Musicians have played on the streets historically far longer than they've played indoors. However, if you care to offer a venue I'm sure they'd be happy to play it. Afterall, diversity is what they do.

Anonymous said...

i said 24 hours because they played the day before until i finally fell asleep around 2am, and they were playing when i got up on the sunday. so it might not have been 24 hours straight, it was ~24 hours TOTAL.

they also weren't playing at the VAG when i saw them, they were playing on granville/robson, less than a block from where i live. if they had been playing at the VAG, i wouldn't have heard them.

it's a brilliant idea for them to play in their own neighborhood, and they might be more well received there as well.

i'm sick of people saying "move to the suburbs" when i complain about excessive noise downtown. i am perfectly fine with traffic noise, pedestrian noise, b-line (although not anymore on seymour) noise, and noise before/after sporting events. so i like living downtown and don't notice normal "city noise". but when you can hear a band playing for 2 days straight, with the windows closed - that's excessive, even for downtown.

and i have spoken with city hall numerous times, and spoken to them about having buskers busk in less residential neighbourhoods downtown.

i'm a musician myself, and obviously appreciate the arts. just not when it's blaring in my home whether i want it to or not.

Christine said...
This comment has been removed by the author.
Anonymous said...

Surely we would have seen mention of it on this site if the Carnival Band was playing downtown the day before last?

Perhaps it was another group irking you?

In any case, it sounds like a serious topic that should be brought up with the city.

I suggest Gregor Robertson.

You can find contact with him easily online as he is a member of the Carnival Band's fan-based Facebook group.

Anonymous said...

Actually, the band didn't have any gig on Saturday.

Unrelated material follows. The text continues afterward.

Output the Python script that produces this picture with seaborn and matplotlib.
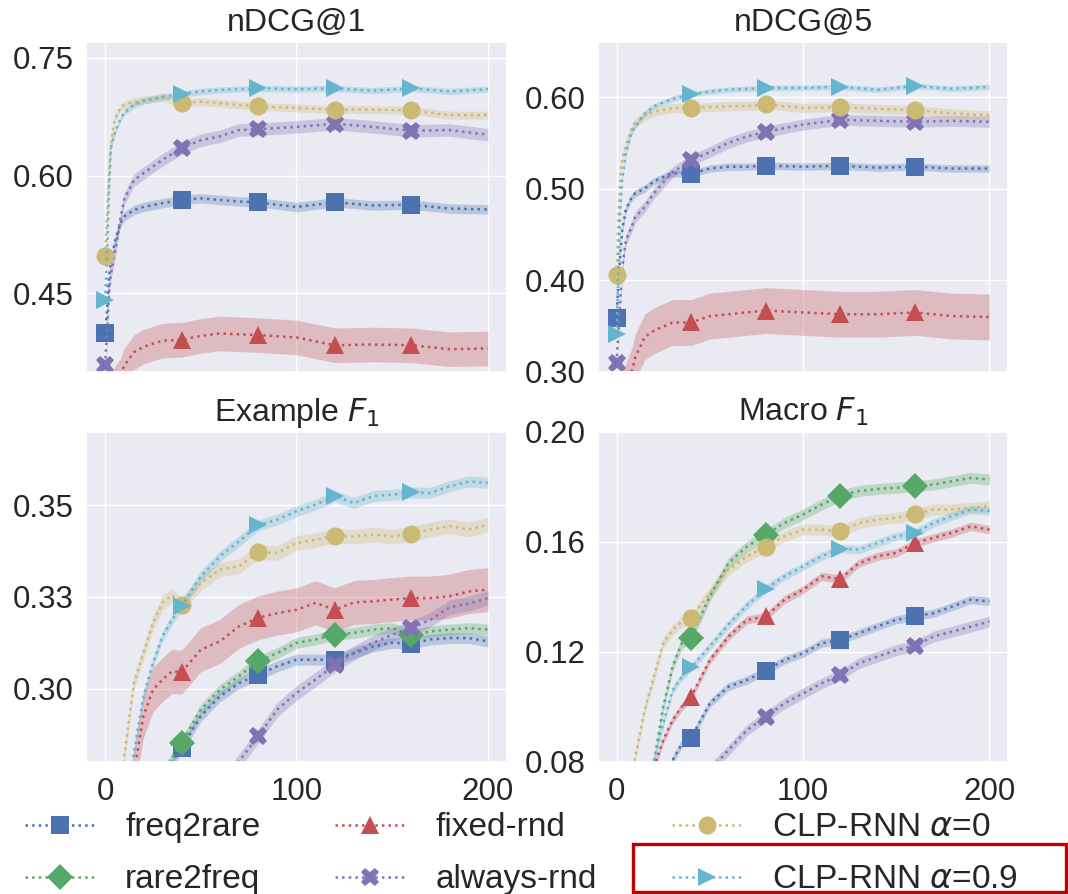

I'd guess that the Anonymous poster's ire at 2am was aroused by a completely different musical group.

Really, the interesting thing here is tension between public city spaces and the people who live on the edges of them.

Entertainment districts like the Granville strip, skateboard parks, basketball courts and so on are all places that draw people to them, and when the weather is warm, they generate a vibrant, lively, and often noisy night life.

The people who come to these areas have sense of ownership, which is good. The alternative is vandalism and broken glass. The people who live near these areas also have a sense of ownership, as they should. The city has noise bylaws to try to ease the friction between these groups.

Part of the problem is that the boundaries between the public areas and residential areas isn't static. Residents enjoy the peace and quiet during the rainy and cold weather, then resent the noisy, happy interlopers when the weather is warm. People going to the public areas are irritated when residents (who ought to know they've moved near a noisy public space) get all NIMBY.

For all that there is some tension, I think that communities are well served to have public spaces with a healthy night life bounded by residential areas. I don't think that pushing public spaces out into outlying industrial areas or purely would be a good solution. But, I'll stop myself short of writing an essay on that topic.